Tunable diode laser absorption spectroscopy (TDLAS) shows promise for in situ monitoring in high-speed flows. However, the dynamic nature of typical flows of supersonic combustors, gas turbine engines and augmenters can also lead to inhomogenities that cannot be captured by a single line-of-sight TDLAS measurement. Instead, multiple measurements varied over several spatial locations need to be made. In the current study, shock train structure in the isolator section of the Research Cell 18 supersonic combustion facility at Wright-Patterson AFB is measured. Although only two view angles are available for measurement, multiple absorption features along with a priori computational fluid dynamics (CFD) simulations enable estimates of two dimensional flow features to be formed. Vector quantization/kmeans data clustering is used to identify key flow features from the temporal history of the raw sinograms. Through the use of multiple absorption features that are measured nearly simultaneously, an approximate two-dimensional image can be formed. This image can be further refined through the use of an optimal set of basis functions that can be derived from a set of CFD simulations that describes the flow shapes.

Paper Details

Date Published: 26 February 2008
PDF: 17 pages
Proc.
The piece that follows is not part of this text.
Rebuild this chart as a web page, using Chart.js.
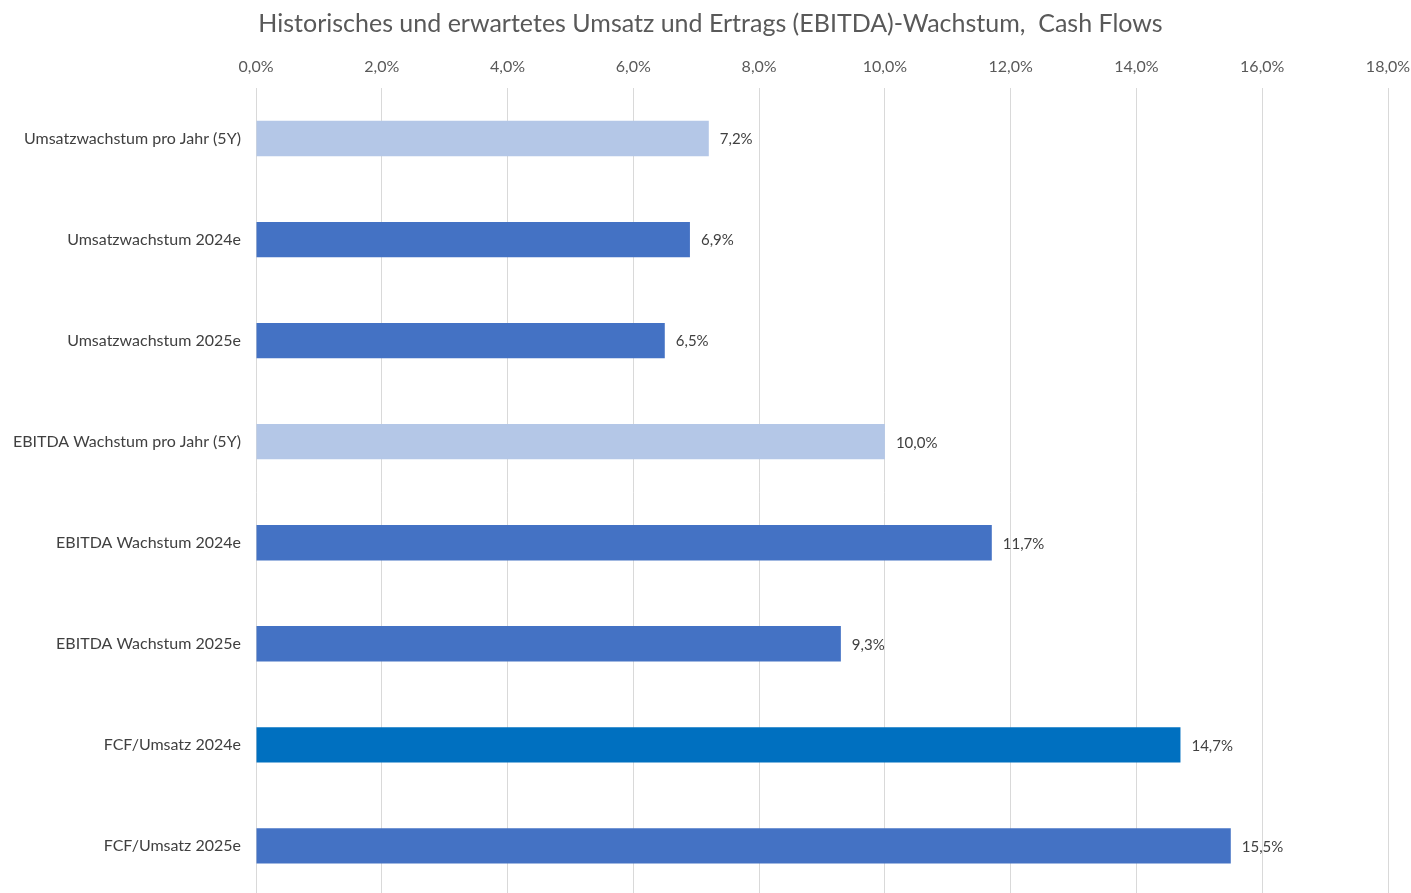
<!DOCTYPE html>
<html>
<head>
<meta charset="utf-8">
<script src="https://cdn.jsdelivr.net/npm/chart.js@4/dist/chart.umd.min.js"></script>
<style>
  html, body { margin: 0; padding: 0; background: #ffffff; overflow: hidden; }
  canvas { display: block; }
</style>
</head>
<body>
<canvas id="chart" width="1411" height="921"></canvas>
<script>
const categories = [
  "Umsatzwachstum pro Jahr (5Y)",
  "Umsatzwachstum 2024e",
  "Umsatzwachstum 2025e",
  "EBITDA Wachstum pro Jahr (5Y)",
  "EBITDA Wachstum 2024e",
  "EBITDA Wachstum 2025e",
  "FCF/Umsatz 2024e",
  "FCF/Umsatz 2025e",
];
const growthValues = [7.2, 6.9, 6.5, 10.0, 11.7, 9.3, 14.7, 15.5];
const barColors = ["#B4C7E7", "#4472C4", "#4472C4", "#B4C7E7", "#4472C4", "#4472C4", "#0070C0", "#4472C4"];
const tickMax = 18;
const tickStep = 2;

const fmt = (v) => v.toFixed(1).replace(".", ",") + "%";
const fontFamily = "Lato, 'Open Sans', sans-serif";

// value labels at the end of each bar
const valueLabels = {
  id: "valueLabels",
  afterDatasetsDraw(chart) {
    const { ctx } = chart;
    const meta = chart.getDatasetMeta(0);
    ctx.save();
    ctx.font = "15px " + fontFamily;
    ctx.fillStyle = "#404040";
    ctx.textAlign = "left";
    ctx.textBaseline = "middle";
    meta.data.forEach((bar, i) => {
      ctx.fillText(fmt(growthValues[i]), bar.x + 11, bar.y + 1);
    });
    ctx.restore();
  },
};

const ctx = document.getElementById("chart").getContext("2d");
const chart = new Chart(ctx, {
  type: "bar",
  data: {
    labels: categories,
    datasets: [
      {
        data: growthValues,
        backgroundColor: barColors,
        borderWidth: 0,
        barPercentage: 0.35,
        categoryPercentage: 1,
      },
    ],
  },
  options: {
    indexAxis: "y",
    responsive: false,
    animation: false,
    layout: { padding: { left: 10, right: 0, top: 0, bottom: 9 } },
    plugins: {
      legend: { display: false },
      tooltip: { enabled: false },
      title: {
        display: true,
        text: "Historisches und erwartetes Umsatz und Ertrags (EBITDA)-Wachstum,  Cash Flows",
        color: "#595959",
        font: { family: fontFamily, size: 25, weight: "normal", lineHeight: 1.2 },
        padding: { top: 9, bottom: 3 },
      },
    },
    scales: {
      x: {
        position: "top",
        min: 0,
        max: tickMax,
        ticks: {
          stepSize: tickStep,
          color: "#595959",
          padding: 12,
          font: { family: fontFamily, size: 16 },
          callback: (v) => fmt(v),
        },
        grid: { color: "#D9D9D9", lineWidth: 1, drawTicks: false },
        border: { display: false },
        afterFit: (scale) => {
          scale.height = 46;
          scale.paddingLeft = 0;
          scale.paddingRight = 23;
        },
      },
      y: {
        ticks: {
          color: "#404040",
          padding: 15,
          font: { family: fontFamily, size: 16 },
        },
        grid: { display: false, drawTicks: false },
        border: { display: false },
        afterFit: (scale) => { scale.width = 246; },
      },
    },
  },
  plugins: [valueLabels],
});
</script>
</body>
</html>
SPIE 6814, Computational Imaging VI, 68140W (26 February 2008); doi: 10.1117/12.766323
Show Author Affiliations
Chad Lindstrom, Air Force Research Lab. (United States)
Chung-Jen Tam, Taitech, Inc. (United States)
Ryan Givens, Air Force Institute of Technology (United States)
Doug Davis, Air Force Research Lab. (United States)
Skip Williams, Air Force Research Lab. (United States)

Published in SPIE Proceedings Vol. 6814:
Computational Imaging VI
Charles A. Bouman; Eric L. Miller; Ilya Pollak, Editor(s)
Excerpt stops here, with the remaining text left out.